>> Start

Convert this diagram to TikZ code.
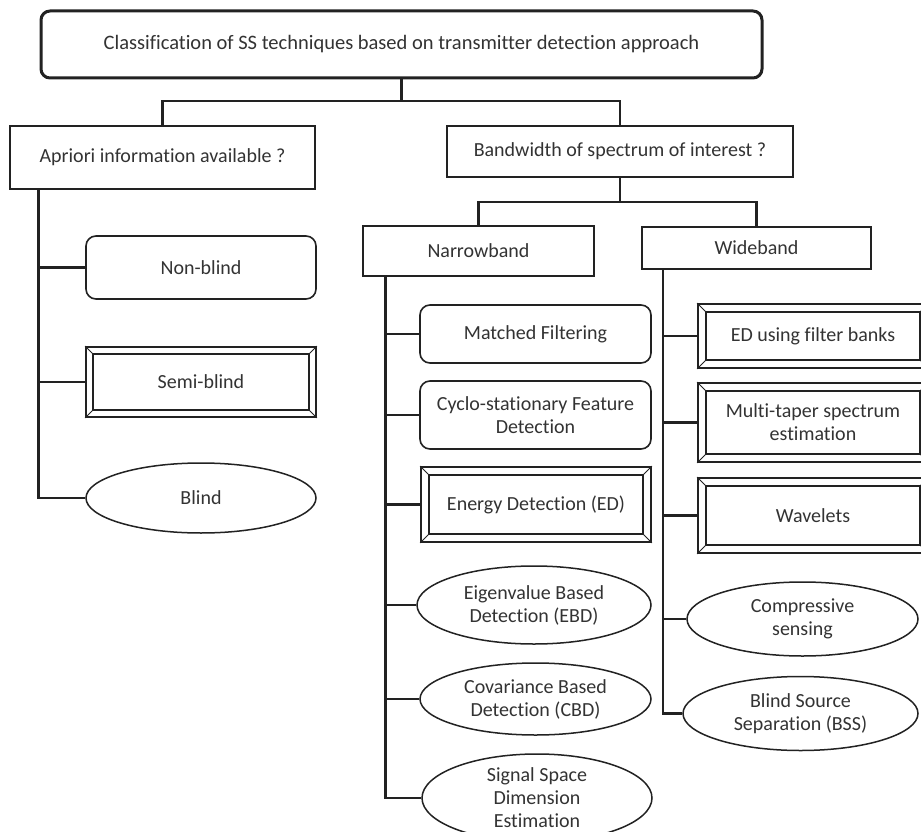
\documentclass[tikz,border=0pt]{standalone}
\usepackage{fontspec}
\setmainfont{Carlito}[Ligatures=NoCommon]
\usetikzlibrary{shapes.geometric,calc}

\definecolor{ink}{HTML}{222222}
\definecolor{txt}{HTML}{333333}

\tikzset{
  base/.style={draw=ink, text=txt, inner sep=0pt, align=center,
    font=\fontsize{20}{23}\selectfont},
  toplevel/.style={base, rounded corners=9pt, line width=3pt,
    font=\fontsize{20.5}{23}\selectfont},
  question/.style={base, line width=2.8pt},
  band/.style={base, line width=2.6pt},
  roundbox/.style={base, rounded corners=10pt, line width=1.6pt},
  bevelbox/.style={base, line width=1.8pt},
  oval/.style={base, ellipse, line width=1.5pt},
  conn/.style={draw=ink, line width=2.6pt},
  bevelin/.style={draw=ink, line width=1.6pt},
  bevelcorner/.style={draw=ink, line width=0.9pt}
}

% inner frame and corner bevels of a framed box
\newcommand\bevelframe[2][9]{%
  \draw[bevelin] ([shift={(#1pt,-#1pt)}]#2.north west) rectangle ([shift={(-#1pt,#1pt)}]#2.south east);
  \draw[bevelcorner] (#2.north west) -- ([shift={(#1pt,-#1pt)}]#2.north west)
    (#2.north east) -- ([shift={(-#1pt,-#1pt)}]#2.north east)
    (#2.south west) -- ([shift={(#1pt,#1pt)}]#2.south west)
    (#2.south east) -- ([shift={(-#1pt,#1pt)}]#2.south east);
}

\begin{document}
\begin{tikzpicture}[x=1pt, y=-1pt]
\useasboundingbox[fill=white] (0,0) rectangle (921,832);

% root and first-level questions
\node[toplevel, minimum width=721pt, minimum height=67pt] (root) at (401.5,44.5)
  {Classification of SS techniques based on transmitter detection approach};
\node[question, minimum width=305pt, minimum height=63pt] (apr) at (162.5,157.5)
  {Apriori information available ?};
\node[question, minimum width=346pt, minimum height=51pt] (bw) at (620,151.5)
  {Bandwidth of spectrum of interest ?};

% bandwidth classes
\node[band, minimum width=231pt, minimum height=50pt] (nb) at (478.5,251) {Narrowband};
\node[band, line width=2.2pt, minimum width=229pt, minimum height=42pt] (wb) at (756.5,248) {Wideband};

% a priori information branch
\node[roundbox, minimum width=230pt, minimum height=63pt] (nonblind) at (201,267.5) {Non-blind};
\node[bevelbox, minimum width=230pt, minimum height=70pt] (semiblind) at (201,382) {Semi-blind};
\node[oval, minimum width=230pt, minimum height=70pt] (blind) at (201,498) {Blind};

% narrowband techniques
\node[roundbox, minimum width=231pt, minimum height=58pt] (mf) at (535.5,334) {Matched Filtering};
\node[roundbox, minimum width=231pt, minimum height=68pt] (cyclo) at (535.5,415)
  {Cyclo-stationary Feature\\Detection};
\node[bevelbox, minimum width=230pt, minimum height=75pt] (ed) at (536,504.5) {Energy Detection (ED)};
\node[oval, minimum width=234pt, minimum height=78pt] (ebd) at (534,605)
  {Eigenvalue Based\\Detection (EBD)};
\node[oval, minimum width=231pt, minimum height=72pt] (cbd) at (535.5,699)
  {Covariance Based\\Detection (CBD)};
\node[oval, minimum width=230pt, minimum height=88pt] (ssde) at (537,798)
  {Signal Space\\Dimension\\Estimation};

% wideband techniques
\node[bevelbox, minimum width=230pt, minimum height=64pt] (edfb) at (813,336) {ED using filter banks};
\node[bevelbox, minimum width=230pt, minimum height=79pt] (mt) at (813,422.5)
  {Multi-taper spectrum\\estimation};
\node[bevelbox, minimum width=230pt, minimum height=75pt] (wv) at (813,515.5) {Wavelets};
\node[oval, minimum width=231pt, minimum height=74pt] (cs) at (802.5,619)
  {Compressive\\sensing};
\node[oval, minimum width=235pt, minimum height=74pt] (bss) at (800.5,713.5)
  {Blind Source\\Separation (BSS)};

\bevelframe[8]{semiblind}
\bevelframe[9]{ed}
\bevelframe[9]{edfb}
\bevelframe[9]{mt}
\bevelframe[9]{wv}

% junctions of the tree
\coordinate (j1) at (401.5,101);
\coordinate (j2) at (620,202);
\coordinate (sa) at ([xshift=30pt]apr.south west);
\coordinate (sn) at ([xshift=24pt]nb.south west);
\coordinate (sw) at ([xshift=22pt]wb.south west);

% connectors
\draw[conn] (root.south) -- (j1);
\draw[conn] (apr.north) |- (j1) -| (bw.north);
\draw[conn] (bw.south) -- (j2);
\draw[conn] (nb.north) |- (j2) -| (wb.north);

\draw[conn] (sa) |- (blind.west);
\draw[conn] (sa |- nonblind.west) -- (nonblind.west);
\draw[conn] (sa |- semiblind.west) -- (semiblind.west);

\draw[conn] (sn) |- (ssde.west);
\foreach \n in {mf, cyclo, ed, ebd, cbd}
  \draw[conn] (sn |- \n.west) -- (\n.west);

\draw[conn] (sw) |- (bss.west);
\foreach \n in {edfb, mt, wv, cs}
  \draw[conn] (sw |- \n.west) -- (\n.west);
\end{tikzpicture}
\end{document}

>> End

» DIRECTIVE: All of the lines above should be retyped precisely, apart from the pictures.

» THE ANSWER:
Convert this diagram to TikZ code.
\documentclass[tikz,border=0pt]{standalone}
\usepackage{fontspec}
\setmainfont{Carlito}[Ligatures=NoCommon]
\usetikzlibrary{shapes.geometric,calc}

\definecolor{ink}{HTML}{222222}
\definecolor{txt}{HTML}{333333}

\tikzset{
  base/.style={draw=ink, text=txt, inner sep=0pt, align=center,
    font=\fontsize{20}{23}\selectfont},
  toplevel/.style={base, rounded corners=9pt, line width=3pt,
    font=\fontsize{20.5}{23}\selectfont},
  question/.style={base, line width=2.8pt},
  band/.style={base, line width=2.6pt},
  roundbox/.style={base, rounded corners=10pt, line width=1.6pt},
  bevelbox/.style={base, line width=1.8pt},
  oval/.style={base, ellipse, line width=1.5pt},
  conn/.style={draw=ink, line width=2.6pt},
  bevelin/.style={draw=ink, line width=1.6pt},
  bevelcorner/.style={draw=ink, line width=0.9pt}
}

% inner frame and corner bevels of a framed box
\newcommand\bevelframe[2][9]{%
  \draw[bevelin] ([shift={(#1pt,-#1pt)}]#2.north west) rectangle ([shift={(-#1pt,#1pt)}]#2.south east);
  \draw[bevelcorner] (#2.north west) -- ([shift={(#1pt,-#1pt)}]#2.north west)
    (#2.north east) -- ([shift={(-#1pt,-#1pt)}]#2.north east)
    (#2.south west) -- ([shift={(#1pt,#1pt)}]#2.south west)
    (#2.south east) -- ([shift={(-#1pt,#1pt)}]#2.south east);
}

\begin{document}
\begin{tikzpicture}[x=1pt, y=-1pt]
\useasboundingbox[fill=white] (0,0) rectangle (921,832);

% root and first-level questions
\node[toplevel, minimum width=721pt, minimum height=67pt] (root) at (401.5,44.5)
  {Classification of SS techniques based on transmitter detection approach};
\node[question, minimum width=305pt, minimum height=63pt] (apr) at (162.5,157.5)
  {Apriori information available ?};
\node[question, minimum width=346pt, minimum height=51pt] (bw) at (620,151.5)
  {Bandwidth of spectrum of interest ?};

% bandwidth classes
\node[band, minimum width=231pt, minimum height=50pt] (nb) at (478.5,251) {Narrowband};
\node[band, line width=2.2pt, minimum width=229pt, minimum height=42pt] (wb) at (756.5,248) {Wideband};

% a priori information branch
\node[roundbox, minimum width=230pt, minimum height=63pt] (nonblind) at (201,267.5) {Non-blind};
\node[bevelbox, minimum width=230pt, minimum height=70pt] (semiblind) at (201,382) {Semi-blind};
\node[oval, minimum width=230pt, minimum height=70pt] (blind) at (201,498) {Blind};

% narrowband techniques
\node[roundbox, minimum width=231pt, minimum height=58pt] (mf) at (535.5,334) {Matched Filtering};
\node[roundbox, minimum width=231pt, minimum height=68pt] (cyclo) at (535.5,415)
  {Cyclo-stationary Feature\\Detection};
\node[bevelbox, minimum width=230pt, minimum height=75pt] (ed) at (536,504.5) {Energy Detection (ED)};
\node[oval, minimum width=234pt, minimum height=78pt] (ebd) at (534,605)
  {Eigenvalue Based\\Detection (EBD)};
\node[oval, minimum width=231pt, minimum height=72pt] (cbd) at (535.5,699)
  {Covariance Based\\Detection (CBD)};
\node[oval, minimum width=230pt, minimum height=88pt] (ssde) at (537,798)
  {Signal Space\\Dimension\\Estimation};

% wideband techniques
\node[bevelbox, minimum width=230pt, minimum height=64pt] (edfb) at (813,336) {ED using filter banks};
\node[bevelbox, minimum width=230pt, minimum height=79pt] (mt) at (813,422.5)
  {Multi-taper spectrum\\estimation};
\node[bevelbox, minimum width=230pt, minimum height=75pt] (wv) at (813,515.5) {Wavelets};
\node[oval, minimum width=231pt, minimum height=74pt] (cs) at (802.5,619)
  {Compressive\\sensing};
\node[oval, minimum width=235pt, minimum height=74pt] (bss) at (800.5,713.5)
  {Blind Source\\Separation (BSS)};

\bevelframe[8]{semiblind}
\bevelframe[9]{ed}
\bevelframe[9]{edfb}
\bevelframe[9]{mt}
\bevelframe[9]{wv}

% junctions of the tree
\coordinate (j1) at (401.5,101);
\coordinate (j2) at (620,202);
\coordinate (sa) at ([xshift=30pt]apr.south west);
\coordinate (sn) at ([xshift=24pt]nb.south west);
\coordinate (sw) at ([xshift=22pt]wb.south west);

% connectors
\draw[conn] (root.south) -- (j1);
\draw[conn] (apr.north) |- (j1) -| (bw.north);
\draw[conn] (bw.south) -- (j2);
\draw[conn] (nb.north) |- (j2) -| (wb.north);

\draw[conn] (sa) |- (blind.west);
\draw[conn] (sa |- nonblind.west) -- (nonblind.west);
\draw[conn] (sa |- semiblind.west) -- (semiblind.west);

\draw[conn] (sn) |- (ssde.west);
\foreach \n in {mf, cyclo, ed, ebd, cbd}
  \draw[conn] (sn |- \n.west) -- (\n.west);

\draw[conn] (sw) |- (bss.west);
\foreach \n in {edfb, mt, wv, cs}
  \draw[conn] (sw |- \n.west) -- (\n.west);
\end{tikzpicture}
\end{document}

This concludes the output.